月次タスク | チェック担当 | 判断基準 | 次アクション |
---|---|---|---|
ロゴ誤用監視 | 広報 | 誤用0件 | 0件なら次月へ |
Web表示スピード | 開発 | FCP<2.0秒 | 超過なら画像圧縮 |
カラーパレット逸脱 | デザイン室 | 5%未満 | 逸脱色をトークンに追加 |
店舗サイン劣化 | 店舗運営 | 破損0枚 | 交換依頼 |
チェックをスプレッドシートとSlack連携で自動通知すると、属人的な抜け漏れを防げます。
外部パートナー選定のポイント
専門性が分散するとコストもガバナンスも崩れます。以下の観点で絞り込みましょう。
比較軸 | インハウス型 | 専門エージェンシー | ハイブリッド |
---|---|---|---|
スピード | 早い | 中 | 中 |
コスト | 人件費固定 | 案件変動 | 中 |
知見の深さ | 狭い | 深い | バランス |
継続保守 | ◎ | △ | ◎ |
- 推奨:中規模以上の企業はハイブリッド型。コアデザインは外部、運用は社内で回収。
- 契約時は「デザインシステム供与」を成果物に含めると、保守移行が容易。
よくある質問(FAQ)
Q1. コーポレートロゴと商品ロゴを同時に刷新すべき?
A. 商品ロゴは商品ライフサイクルに依存します。主力商品のリニューアル期が3年先なら、分けて実施し投資集中を避ける方法も有効です。

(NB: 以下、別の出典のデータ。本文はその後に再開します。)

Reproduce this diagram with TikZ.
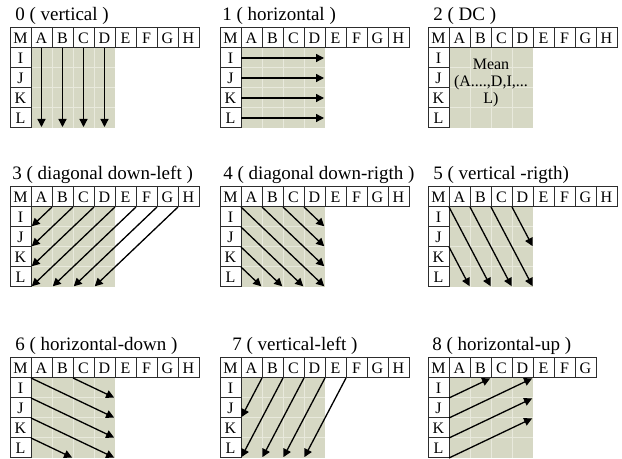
\documentclass[tikz,border=0pt]{standalone}
\usepackage{fontspec}
\setmainfont{Liberation Serif}
\usetikzlibrary{arrows.meta}
\definecolor{blockfill}{RGB}{214,216,196}
\definecolor{blockline}{RGB}{232,233,220}
\definecolor{cellline}{RGB}{45,45,45}

\begin{document}
\begin{tikzpicture}[
  x=0.5pt, y=-0.5pt,
  gridcell/.style={x=10.5pt, y=-10pt},
  cellbox/.style={draw=cellline, line width=0.5pt, fill=white},
  celltext/.style={inner sep=0pt, text height=5.3pt, text depth=0pt, font=\fontsize{8}{9}\selectfont},
  titletext/.style={anchor=base west, inner sep=0pt, font=\fontsize{9.5}{11}\selectfont},
  predarrow/.style={line width=0.65pt, shorten >=0.5pt, -{Triangle[length=4pt,width=4pt]}},
]
\useasboundingbox (0,0) rectangle (622,459);

%%GRIDS
\foreach \p/\gx/\gy/\tx/\cols/\ttl in {
  0/10/28/5/{M,A,B,C,D,E,F,G,H}/{0 ( vertical )},
  1/220/28/2/{M,A,B,C,D,E,F,G,H}/{1 ( horizontal )},
  2/428/28/5/{M,A,B,C,D,E,F,G,H}/{2 ( DC )},
  3/10/187/2/{M,A,B,C,D,E,F,G,H}/{3 ( diagonal down-left )},
  4/220/187/3/{M,A,B,C,D,E,F,G,H}/{4 ( diagonal down-rigth )},
  5/428/187/5/{M,A,B,C,D,E,F,G,H}/{5 ( vertical -rigth)},
  6/10/358/5/{M,A,B,C,D,E,F,G,H}/{6 ( horizontal-down )},
  7/220/358/12/{M,A,B,C,D,E,F,G,H}/{7 ( vertical-left )},
  8/428/358/4/{M,A,B,C,D,E,F,G}/{8 ( horizontal-up )}}
{
  \node[titletext] (title\p) at (\gx+\tx,\gy-7) {\ttl};
  \begin{scope}[shift={(\gx,\gy)}, gridcell]
    \fill[blockfill] (1,1) rectangle (5,5);
    \foreach \k in {2,3,4} {
      \draw[blockline, line width=0.5pt] (\k,1) -- (\k,5);
      \draw[blockline, line width=0.5pt] (1,\k) -- (5,\k);
    }
    \foreach \l [count=\i from 0] in \cols {
      \draw[cellbox] (\i,0) rectangle +(1,1);
      \node[celltext] (p\p-\l) at (\i+0.5,0.5) {\l};
    }
    \foreach \l [count=\i from 1] in {I,J,K,L} {
      \draw[cellbox] (0,\i) rectangle +(1,1);
      \node[celltext] (p\p-\l) at (0.5,\i+0.5) {\l};
    }
  \end{scope}
}

%%0 VERTICAL
\begin{scope}[shift={(10,28)}, gridcell]
  \foreach \c in {1.5,2.5,3.5,4.5} \draw[predarrow] (\c,1) -- (\c,5);
\end{scope}

%%1 HORIZONTAL
\begin{scope}[shift={(220,28)}, gridcell]
  \foreach \r in {1.5,2.5,3.5,4.5} \draw[predarrow] (1,\r) -- (5,\r);
\end{scope}

%%2 DC
\begin{scope}[shift={(428,28)}, gridcell]
  \node[align=center, inner sep=0pt, font=\fontsize{8}{8.5}\selectfont] (mean) at (3,2.75) {Mean\\(A....,D,I,...\\L)};
\end{scope}

%%3 DIAGONAL DOWN-LEFT
\begin{scope}[shift={(10,187)}, gridcell]
  \foreach \k in {2,3,4,5} \draw[predarrow] (\k,1) -- (1,\k);
  \foreach \k in {6,7,8} \draw[predarrow] (\k,1) -- (\k-4,5);
\end{scope}

%%4 DIAGONAL DOWN-RIGHT
\begin{scope}[shift={(220,187)}, gridcell]
  \foreach \k in {1,2,3,4} \draw[predarrow] (\k,1) -- (5,6-\k);
  \foreach \k in {2,3,4} \draw[predarrow] (1,\k) -- (6-\k,5);
\end{scope}

%%5 VERTICAL-RIGHT
\begin{scope}[shift={(428,187)}, gridcell]
  \foreach \k in {1,2,3} \draw[predarrow] (\k,1) -- (\k+2,5);
  \draw[predarrow] (4,1) -- (5,3);
  \draw[predarrow] (1,3) -- (2,5);
\end{scope}

%%6 HORIZONTAL-DOWN
\begin{scope}[shift={(10,358)}, gridcell]
  \draw[predarrow] (1,1) -- (5,3);
  \draw[predarrow] (3,1) -- (5,2);
  \draw[predarrow] (1,2) -- (5,4);
  \draw[predarrow] (1,3) -- (5,5);
  \draw[predarrow] (1,4) -- (3,5);
\end{scope}

%%7 VERTICAL-LEFT
\begin{scope}[shift={(220,358)}, gridcell]
  \draw[predarrow] (2,1) -- (1,3);
  \foreach \k in {3,4,5,6} \draw[predarrow] (\k,1) -- (\k-2,5);
\end{scope}

%%8 HORIZONTAL-UP
\begin{scope}[shift={(428,358)}, gridcell]
  \draw[predarrow] (1,2) -- (3,1);
  \foreach \k in {3,4,5} \draw[predarrow] (1,\k) -- (5,\k-2);
\end{scope}

\end{tikzpicture}
\end{document}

Q2. 海外法人が独自ロゴを使いたがる場合の対処は?
A. コアシンボルを統一した上で、サブカラーやスローガン部分のみ各国でローカライズする「モジュール型VI」を提案すると合意が得やすいです。
Q3. 旧ロゴグッズの在庫はどう処分?
A. 社内販売やチャリティ放出で廃棄コストを圧縮し、SDGs報告で再利用実績として開示するとブランドイメージを損ねません。
まとめ
ブランド刷新は単発イベントではなく、継続的な改善サイクルです。本稿で示した
現状分析→コンセプト設計→ロゴ開発→Web統一→浸透→運用改善
の流れを組織全体で共有し、KPIを定点観測すれば、30周年を超えても成長を続ける“強いブランド”が完成します。